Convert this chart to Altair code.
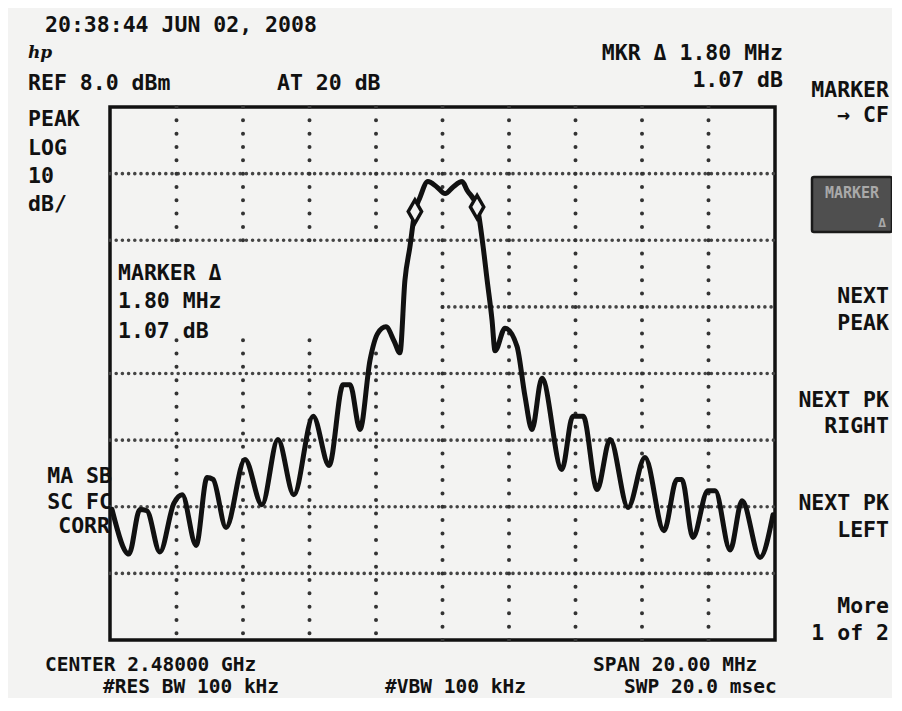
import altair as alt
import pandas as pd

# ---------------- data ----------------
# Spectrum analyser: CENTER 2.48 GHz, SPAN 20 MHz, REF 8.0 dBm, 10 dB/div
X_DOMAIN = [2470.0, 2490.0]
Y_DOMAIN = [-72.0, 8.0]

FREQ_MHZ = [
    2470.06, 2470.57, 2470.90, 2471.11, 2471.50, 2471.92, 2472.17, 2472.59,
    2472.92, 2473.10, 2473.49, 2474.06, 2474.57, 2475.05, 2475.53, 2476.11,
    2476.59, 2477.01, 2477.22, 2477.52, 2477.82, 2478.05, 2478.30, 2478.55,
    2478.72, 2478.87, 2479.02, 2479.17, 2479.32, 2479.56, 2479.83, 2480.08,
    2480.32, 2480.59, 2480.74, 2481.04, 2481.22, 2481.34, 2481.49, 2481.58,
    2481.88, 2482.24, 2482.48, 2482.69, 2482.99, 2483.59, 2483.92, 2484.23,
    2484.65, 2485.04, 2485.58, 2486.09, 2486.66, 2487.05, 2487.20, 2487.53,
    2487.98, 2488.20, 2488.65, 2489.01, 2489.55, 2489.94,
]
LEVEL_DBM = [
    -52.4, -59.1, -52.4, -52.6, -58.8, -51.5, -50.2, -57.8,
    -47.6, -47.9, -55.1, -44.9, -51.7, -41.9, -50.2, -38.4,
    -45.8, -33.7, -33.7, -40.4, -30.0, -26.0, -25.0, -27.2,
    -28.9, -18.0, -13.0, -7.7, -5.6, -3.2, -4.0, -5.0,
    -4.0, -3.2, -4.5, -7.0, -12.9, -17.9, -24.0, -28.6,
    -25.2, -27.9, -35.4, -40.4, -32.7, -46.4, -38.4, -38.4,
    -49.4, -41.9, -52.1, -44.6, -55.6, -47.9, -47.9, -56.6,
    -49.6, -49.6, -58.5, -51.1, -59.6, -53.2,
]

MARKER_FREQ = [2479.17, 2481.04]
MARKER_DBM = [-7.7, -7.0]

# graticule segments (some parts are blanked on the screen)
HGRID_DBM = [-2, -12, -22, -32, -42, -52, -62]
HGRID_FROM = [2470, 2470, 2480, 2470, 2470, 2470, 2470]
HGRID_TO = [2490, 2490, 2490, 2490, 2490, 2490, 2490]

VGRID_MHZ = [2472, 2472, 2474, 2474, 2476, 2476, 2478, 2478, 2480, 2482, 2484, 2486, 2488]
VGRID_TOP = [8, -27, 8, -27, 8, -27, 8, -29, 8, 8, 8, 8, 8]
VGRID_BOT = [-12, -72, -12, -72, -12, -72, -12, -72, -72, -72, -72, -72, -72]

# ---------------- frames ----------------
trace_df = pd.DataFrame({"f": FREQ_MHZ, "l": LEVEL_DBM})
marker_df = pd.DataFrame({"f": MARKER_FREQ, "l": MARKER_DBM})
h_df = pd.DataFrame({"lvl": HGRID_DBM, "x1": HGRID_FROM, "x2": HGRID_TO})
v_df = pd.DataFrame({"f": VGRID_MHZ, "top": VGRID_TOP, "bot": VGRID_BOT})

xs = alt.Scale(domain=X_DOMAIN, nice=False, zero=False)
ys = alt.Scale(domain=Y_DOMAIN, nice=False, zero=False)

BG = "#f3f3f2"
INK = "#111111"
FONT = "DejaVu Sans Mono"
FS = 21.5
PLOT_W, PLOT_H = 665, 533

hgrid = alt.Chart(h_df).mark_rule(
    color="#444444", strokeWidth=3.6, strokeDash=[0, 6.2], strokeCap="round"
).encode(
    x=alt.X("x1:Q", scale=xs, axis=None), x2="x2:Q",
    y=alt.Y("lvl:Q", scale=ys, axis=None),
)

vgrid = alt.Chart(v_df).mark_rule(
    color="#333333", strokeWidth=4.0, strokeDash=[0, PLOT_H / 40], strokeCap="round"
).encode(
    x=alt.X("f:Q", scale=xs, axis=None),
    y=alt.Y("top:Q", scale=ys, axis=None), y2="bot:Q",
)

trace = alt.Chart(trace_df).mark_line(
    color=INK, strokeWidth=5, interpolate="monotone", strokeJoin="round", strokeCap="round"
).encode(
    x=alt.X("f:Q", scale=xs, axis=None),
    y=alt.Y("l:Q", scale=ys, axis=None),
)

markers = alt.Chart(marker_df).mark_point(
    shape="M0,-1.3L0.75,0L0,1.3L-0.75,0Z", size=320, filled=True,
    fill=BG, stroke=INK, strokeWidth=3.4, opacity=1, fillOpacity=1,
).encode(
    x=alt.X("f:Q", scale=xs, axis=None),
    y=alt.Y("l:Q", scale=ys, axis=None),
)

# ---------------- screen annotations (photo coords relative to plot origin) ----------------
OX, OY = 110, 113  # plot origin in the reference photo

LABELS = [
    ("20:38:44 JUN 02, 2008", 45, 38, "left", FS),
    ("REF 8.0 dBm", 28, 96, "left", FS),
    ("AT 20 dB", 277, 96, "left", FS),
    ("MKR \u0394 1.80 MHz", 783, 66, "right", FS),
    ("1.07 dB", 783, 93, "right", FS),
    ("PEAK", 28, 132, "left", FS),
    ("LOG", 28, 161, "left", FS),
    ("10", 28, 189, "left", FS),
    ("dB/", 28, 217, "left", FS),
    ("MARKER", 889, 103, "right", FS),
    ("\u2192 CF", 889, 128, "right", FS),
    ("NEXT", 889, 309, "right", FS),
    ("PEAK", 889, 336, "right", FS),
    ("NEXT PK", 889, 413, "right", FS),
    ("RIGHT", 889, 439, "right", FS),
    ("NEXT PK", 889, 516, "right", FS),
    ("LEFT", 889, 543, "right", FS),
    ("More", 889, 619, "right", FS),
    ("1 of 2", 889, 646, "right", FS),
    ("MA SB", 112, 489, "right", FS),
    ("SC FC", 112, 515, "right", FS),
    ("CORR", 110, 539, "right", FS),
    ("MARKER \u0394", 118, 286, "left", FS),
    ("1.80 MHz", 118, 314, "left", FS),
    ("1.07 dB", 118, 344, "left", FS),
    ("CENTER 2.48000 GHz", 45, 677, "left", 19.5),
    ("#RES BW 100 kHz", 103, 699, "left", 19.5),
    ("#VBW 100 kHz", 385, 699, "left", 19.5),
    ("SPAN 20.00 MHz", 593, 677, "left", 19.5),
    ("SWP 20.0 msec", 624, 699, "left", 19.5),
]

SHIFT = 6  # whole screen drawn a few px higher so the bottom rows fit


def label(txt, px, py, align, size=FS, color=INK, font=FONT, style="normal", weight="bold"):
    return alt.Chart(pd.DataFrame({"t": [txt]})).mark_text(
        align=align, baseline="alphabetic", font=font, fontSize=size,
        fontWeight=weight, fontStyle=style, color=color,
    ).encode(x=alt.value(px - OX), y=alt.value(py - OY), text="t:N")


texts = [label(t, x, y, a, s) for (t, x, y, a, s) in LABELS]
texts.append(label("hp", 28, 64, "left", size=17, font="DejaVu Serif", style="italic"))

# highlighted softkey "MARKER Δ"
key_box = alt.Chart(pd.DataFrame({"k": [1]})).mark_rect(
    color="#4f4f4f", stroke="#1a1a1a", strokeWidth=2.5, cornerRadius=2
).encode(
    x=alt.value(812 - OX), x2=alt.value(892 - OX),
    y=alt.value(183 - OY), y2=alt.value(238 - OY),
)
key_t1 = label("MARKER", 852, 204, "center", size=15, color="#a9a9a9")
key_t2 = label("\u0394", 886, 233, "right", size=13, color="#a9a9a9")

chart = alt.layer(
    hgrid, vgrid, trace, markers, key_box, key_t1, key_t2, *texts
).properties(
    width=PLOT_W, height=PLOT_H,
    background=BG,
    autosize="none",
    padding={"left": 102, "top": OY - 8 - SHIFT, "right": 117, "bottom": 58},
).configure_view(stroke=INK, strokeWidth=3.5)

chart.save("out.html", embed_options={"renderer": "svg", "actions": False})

-- The problem --
Restate only the lines running from the start of the material above through the line containing "-72, -72, -72]", ends included. No pictures.

-- Output of the task --
Convert this chart to Altair code.
import altair as alt
import pandas as pd

# ---------------- data ----------------
# Spectrum analyser: CENTER 2.48 GHz, SPAN 20 MHz, REF 8.0 dBm, 10 dB/div
X_DOMAIN = [2470.0, 2490.0]
Y_DOMAIN = [-72.0, 8.0]

FREQ_MHZ = [
    2470.06, 2470.57, 2470.90, 2471.11, 2471.50, 2471.92, 2472.17, 2472.59,
    2472.92, 2473.10, 2473.49, 2474.06, 2474.57, 2475.05, 2475.53, 2476.11,
    2476.59, 2477.01, 2477.22, 2477.52, 2477.82, 2478.05, 2478.30, 2478.55,
    2478.72, 2478.87, 2479.02, 2479.17, 2479.32, 2479.56, 2479.83, 2480.08,
    2480.32, 2480.59, 2480.74, 2481.04, 2481.22, 2481.34, 2481.49, 2481.58,
    2481.88, 2482.24, 2482.48, 2482.69, 2482.99, 2483.59, 2483.92, 2484.23,
    2484.65, 2485.04, 2485.58, 2486.09, 2486.66, 2487.05, 2487.20, 2487.53,
    2487.98, 2488.20, 2488.65, 2489.01, 2489.55, 2489.94,
]
LEVEL_DBM = [
    -52.4, -59.1, -52.4, -52.6, -58.8, -51.5, -50.2, -57.8,
    -47.6, -47.9, -55.1, -44.9, -51.7, -41.9, -50.2, -38.4,
    -45.8, -33.7, -33.7, -40.4, -30.0, -26.0, -25.0, -27.2,
    -28.9, -18.0, -13.0, -7.7, -5.6, -3.2, -4.0, -5.0,
    -4.0, -3.2, -4.5, -7.0, -12.9, -17.9, -24.0, -28.6,
    -25.2, -27.9, -35.4, -40.4, -32.7, -46.4, -38.4, -38.4,
    -49.4, -41.9, -52.1, -44.6, -55.6, -47.9, -47.9, -56.6,
    -49.6, -49.6, -58.5, -51.1, -59.6, -53.2,
]

MARKER_FREQ = [2479.17, 2481.04]
MARKER_DBM = [-7.7, -7.0]

# graticule segments (some parts are blanked on the screen)
HGRID_DBM = [-2, -12, -22, -32, -42, -52, -62]
HGRID_FROM = [2470, 2470, 2480, 2470, 2470, 2470, 2470]
HGRID_TO = [2490, 2490, 2490, 2490, 2490, 2490, 2490]

VGRID_MHZ = [2472, 2472, 2474, 2474, 2476, 2476, 2478, 2478, 2480, 2482, 2484, 2486, 2488]
VGRID_TOP = [8, -27, 8, -27, 8, -27, 8, -29, 8, 8, 8, 8, 8]
VGRID_BOT = [-12, -72, -12, -72, -12, -72, -12, -72, -72, -72, -72, -72, -72]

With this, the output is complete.